So those people who spend a fortune on New Year's - I don't get it. Is anywhere really THAT good that it's worth paying to get in and buying drinks at an inflated price all night? Not to mention being jostled by strangers and having to fend off lecherous randoms as the clock strikes midnight. There is a time and a place for stranger jostling and lecherous randoms and IT IS NOT NEW YEAR'S EVE. You know what New Year's Eve IS the time and the place for?
A wine and cheese evening. OBVIOUSLY.
You see, when I was a kid, my parents used to go to all sorts of events that sounded really dull. Like Caravan Club AGMs and dinner parties... and wine and cheese nights. They sounded like the worst things ever. Honestly. Except, as I get older, I've realised that, okay, a Caravan Club AGM probably isn't my thing, but the other two - well, what could be wrong about parties that centre around good food and nice booze? To a kid, wine and cheese might sound dull, but to an adult - well. Wine? Good. Cheese? GOOOOD. It meant an excuse to buy all the cheeses we've ever wanted. Plus, to chuck a Camembert in the oven and make up a giant batch of cheese fondue. HELLO, AWESOME.
It wasn't a crazy night. There were only a few of us, and in hindsight, consuming that amount of food may have been better suited to tracksuit bottoms and a loose tshirt but, come on. If you can't make an effort on New Year's, when can you? SO. A sparkly dress, giant beehive and enormous false eyelashes seemed pretty much compulsory.
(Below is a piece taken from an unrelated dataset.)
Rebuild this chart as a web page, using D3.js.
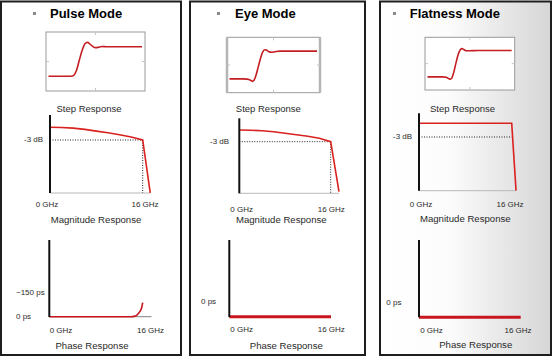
<!DOCTYPE html>
<html><head><meta charset="utf-8">
<script src="https://cdn.jsdelivr.net/npm/d3@7/dist/d3.min.js"></script>
<style>html,body{margin:0;padding:0;background:#fff}svg{display:block}text{font-family:Arial,"Liberation Sans",sans-serif}</style>
</head><body>
<svg id="c" width="554" height="359"></svg>
<script>
// ---- data ----
const modes = ["Pulse Mode", "Eye Mode", "Flatness Mode"];
const chartTitles = ["Step Response", "Magnitude Response", "Phase Response"];
const freqTickLabels = ["0 GHz", "16 GHz"];
const magTickLabel = "-3 dB";
const phaseTickLabels = [["~150 ps", "0 ps"], ["0 ps"], ["0 ps"]];

// step responses: time (0-100), normalized level
const pulseStepT = [0, 24, 27, 30, 33, 36, 38, 40, 42, 44, 47, 50, 53, 57, 62, 100];
const pulseStepV = [0, 0, 0.03, 0.2, 0.55, 0.88, 1.05, 1.13, 1.15, 1.1, 1.02, 0.97, 0.98, 1.01, 1.0, 1.0];
const eyeStepT = [0, 15, 20, 24, 26, 28, 30, 33, 36, 38, 40, 42, 45, 48, 52, 58, 100];
const eyeStepV = [0, 0, -0.01, -0.05, -0.09, -0.05, 0.1, 0.45, 0.8, 0.97, 1.05, 1.04, 0.98, 0.96, 0.98, 1.0, 1.0];
const flatStepT = [0, 18, 22, 25, 27, 29, 31, 34, 37, 39, 41, 43, 46, 50, 60, 100];
const flatStepV = [0, 0, -0.02, -0.06, -0.09, -0.04, 0.15, 0.55, 0.9, 1.03, 1.07, 1.04, 0.99, 0.99, 1.0, 1.0];

// magnitude responses: GHz, dB
const pulseMagF = [0, 2, 4, 6, 8, 10, 12, 14, 16, 17.3];
const pulseMagDb = [0, -0.05, -0.2, -0.5, -0.9, -1.3, -1.75, -2.3, -3, -15.5];
const eyeMagF = [0, 2, 4, 6, 8, 10, 12, 14, 16, 17.45];
const eyeMagDb = [0, -0.05, -0.2, -0.45, -0.85, -1.2, -1.6, -2.1, -3, -15.8];
const flatMagF = [0, 16, 16.75];
const flatMagDb = [0, 0, -14.75];

// phase responses: GHz, ps (group delay deviation)
const pulsePhaseF = [0, 14, 14.5, 15, 15.5, 15.8, 16];
const pulsePhasePs = [0, 0, 2, 10, 31, 52, 86];
const eyePhaseF = [0, 16];
const eyePhasePs = [0, 0];
const flatPhaseF = [0, 16];
const flatPhasePs = [0, 0];

const stepData = [[pulseStepT, pulseStepV], [eyeStepT, eyeStepV], [flatStepT, flatStepV]];
const magData = [[pulseMagF, pulseMagDb], [eyeMagF, eyeMagDb], [flatMagF, flatMagDb]];
const phaseData = [[pulsePhaseF, pulsePhasePs], [eyePhaseF, eyePhasePs], [flatPhaseF, flatPhasePs]];

// ---- layout ----
const L = [
  {px: 1, pw: 180, tx: 50, bx: 33,
   step: {x: 46, y: 32, w: 99, h: 59, thick: false}, stepLab: 89,
   mag: {ax: 50, x16: 142.7, top: 115, bottom: 193, y0: 127.3, y3: 140, vdot: true,
         dbx: 24, g0: 47, g16: 145, gy: 204, lab: 96, laby: 220},
   ph: {ax: 49.3, x16: 142.7, top: 240, bottom: 317, y0: 316.7, ppx: 0.163, w: 1.6,
        gray: 17.5, lx: 16, ly: [292.3, 316], g0: 61, g16: 150.5, gy: 330, lab: 92, laby: 345.7}},
  {px: 190, pw: 175, tx: 235, bx: 217,
   step: {x: 227, y: 37.3, w: 93, h: 55.4, thick: true}, stepLab: 268.3,
   mag: {ax: 239.3, x16: 330.7, top: 118.3, bottom: 193.3, y0: 130, y3: 141.7, vdot: true,
         dbx: 210, g0: 241.7, g16: 331.3, gy: 209, lab: 281.3, laby: 220},
   ph: {ax: 229.3, x16: 331, top: 240, bottom: 317, y0: 316.7, ppx: 0.163, w: 3,
        gray: null, lx: 201, ly: [301], g0: 241.7, g16: 331.3, gy: 329, lab: 286.3, laby: 345.7}},
  {px: 380, pw: 171, tx: 409.7, bx: 393,
   step: {x: 425, y: 37.3, w: 89.7, h: 52.7, thick: false}, stepLab: 462.5,
   mag: {ax: 419, x16: 511.7, top: 113.3, bottom: 190.7, y0: 123.3, y3: 137, vdot: false,
         dbx: 393, g0: 421, g16: 510, gy: 204.3, lab: 465.3, laby: 219},
   ph: {ax: 419, x16: 520.7, top: 240, bottom: 317.3, y0: 317.3, ppx: 0.163, w: 3,
        gray: null, lx: 386.3, ly: [301.7], g0: 431.5, g16: 518, gy: 330, lab: 475.7, laby: 345}}
];

const svg = d3.select("#c");
const defs = svg.append("defs");
const grad = defs.append("linearGradient").attr("id", "g3").attr("x1", "0%").attr("x2", "100%");
grad.append("stop").attr("offset", "0%").attr("stop-color", "#ffffff");
grad.append("stop").attr("offset", "40%").attr("stop-color", "#fcfcfc");
grad.append("stop").attr("offset", "100%").attr("stop-color", "#d6d6d6");

const TXT = "#2a2a2a";
function label(x, y, s, size, anchor, weight) {
  svg.append("text").attr("x", x).attr("y", y).attr("dy", "0.35em")
    .attr("text-anchor", anchor || "middle").attr("font-size", size)
    .attr("font-weight", weight || "normal").attr("fill", TXT).text(s);
}

L.forEach((p, i) => {
  // panel frame
  svg.append("rect").attr("x", p.px).attr("y", 1.5).attr("width", p.pw).attr("height", 353.5)
    .attr("fill", i === 2 ? "url(#g3)" : "#fff").attr("stroke", "#1e1e1e").attr("stroke-width", 2);
  // bullet and title
  svg.append("rect").attr("x", p.bx).attr("y", 12).attr("width", 3).attr("height", 3).attr("fill", "#8a8a8a");
  svg.append("text").attr("x", p.tx).attr("y", 18).attr("font-size", 13).attr("font-weight", "bold")
    .attr("fill", "#000").text(modes[i]);

  // ---- step response ----
  const s = p.step;
  const g = svg.append("g");
  g.append("rect").attr("x", s.x).attr("y", s.y).attr("width", s.w).attr("height", s.h)
    .attr("fill", "#fff").attr("stroke", "#9a9a9a").attr("stroke-width", 1);
  if (s.thick) {
    [s.x, s.x + s.w].forEach(xx => g.append("line").attr("x1", xx).attr("x2", xx)
      .attr("y1", s.y).attr("y2", s.y + s.h).attr("stroke", "#b5b5b5").attr("stroke-width", 2.5));
  }
  // faint mid ticks
  const mx = s.x + s.w / 2, my = s.y + s.h / 2;
  [[mx, s.y, mx, s.y + 3], [mx, s.y + s.h, mx, s.y + s.h - 3], [s.x, my, s.x + 3, my], [s.x + s.w, my, s.x + s.w - 3, my]]
    .forEach(t => g.append("line").attr("x1", t[0]).attr("y1", t[1]).attr("x2", t[2]).attr("y2", t[3])
      .attr("stroke", "#c4c4c4").attr("stroke-width", 1));
  const sx = d3.scaleLinear().domain([0, 100]).range([s.x + 2.5, s.x + s.w - 3]);
  const sy = d3.scaleLinear().domain([-0.5, 1.5]).range([s.y + s.h, s.y]);
  const [st, sv] = stepData[i];
  g.append("path").datum(st.map((t, k) => [t, sv[k]]))
    .attr("fill", "none").attr("stroke", "#c41e22").attr("stroke-width", 1.6)
    .attr("d", d3.line().x(d => sx(d[0])).y(d => sy(d[1])).curve(d3.curveMonotoneX));
  label(p.stepLab, 109, chartTitles[0], 9.5);

  // ---- magnitude response ----
  const m = p.mag;
  const mxs = d3.scaleLinear().domain([0, 16]).range([m.ax, m.x16]);
  const mys = d3.scaleLinear().domain([0, -3]).range([m.y0, m.y3]);
  const [mf, md] = magData[i];
  const xEnd = mxs(d3.max(mf));
  svg.append("line").attr("x1", m.ax).attr("x2", xEnd).attr("y1", m.bottom).attr("y2", m.bottom)
    .attr("stroke", "#b8b8b8").attr("stroke-width", 1);
  // dotted -3 dB guides
  svg.append("line").attr("x1", m.ax).attr("x2", mxs(16)).attr("y1", mys(-3)).attr("y2", mys(-3))
    .attr("stroke", "#222").attr("stroke-width", 1).attr("stroke-dasharray", "1,1.5");
  if (m.vdot) {
    svg.append("line").attr("x1", mxs(16)).attr("x2", mxs(16)).attr("y1", mys(-3)).attr("y2", m.bottom)
      .attr("stroke", "#222").attr("stroke-width", 1).attr("stroke-dasharray", "1,1.5");
  }
  svg.append("path").datum(mf.map((f, k) => [f, md[k]]))
    .attr("fill", "none").attr("stroke", "#d9221f").attr("stroke-width", 1.6)
    .attr("d", d3.line().x(d => mxs(d[0])).y(d => mys(d[1])));
  svg.append("line").attr("x1", m.ax).attr("x2", m.ax).attr("y1", m.top).attr("y2", m.bottom)
    .attr("stroke", "#111").attr("stroke-width", 2);
  label(m.dbx, m.y3 - 0.5, magTickLabel, 8, "start");
  label(m.g0, m.gy, freqTickLabels[0], 8);
  label(m.g16, m.gy, freqTickLabels[1], 8);
  label(m.lab, m.laby, chartTitles[1], 9.6);

  // ---- phase response ----
  const ph = p.ph;
  const pxs = d3.scaleLinear().domain([0, 16]).range([ph.ax, ph.x16]);
  const pys = d3.scaleLinear().domain([0, 150]).range([ph.y0, ph.y0 - 150 * ph.ppx]);
  if (ph.gray) {
    svg.append("line").attr("x1", ph.ax).attr("x2", pxs(ph.gray)).attr("y1", pys(0)).attr("y2", pys(0))
      .attr("stroke", "#9a9a9a").attr("stroke-width", 1.3);
  }
  const [pf, pp] = phaseData[i];
  svg.append("path").datum(pf.map((f, k) => [f, pp[k]]))
    .attr("fill", "none").attr("stroke", "#c8161e").attr("stroke-width", ph.w)
    .attr("d", d3.line().x(d => pxs(d[0])).y(d => pys(d[1])).curve(d3.curveMonotoneX));
  svg.append("line").attr("x1", ph.ax).attr("x2", ph.ax).attr("y1", ph.top).attr("y2", ph.bottom)
    .attr("stroke", "#111").attr("stroke-width", 2);
  phaseTickLabels[i].forEach((t, k) => label(ph.lx, ph.ly[k], t, 8, "start"));
  label(ph.g0, ph.gy, freqTickLabels[0], 8);
  label(ph.g16, ph.gy, freqTickLabels[1], 8);
  label(ph.lab, ph.laby, chartTitles[2], 9.6);
});
</script>
</body></html>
And it was FUN. Despite seriously overdosing on cheese and actually feeling rather ill for half the night, I still managed to stay out until 4am. And we gossiped, and chatted, and even had a little dance. Some may say that having strikingly similar parties with the same people every New Year's Eve for the last ten years isn't very adventurous, but you know what? There's no place I'd rather be.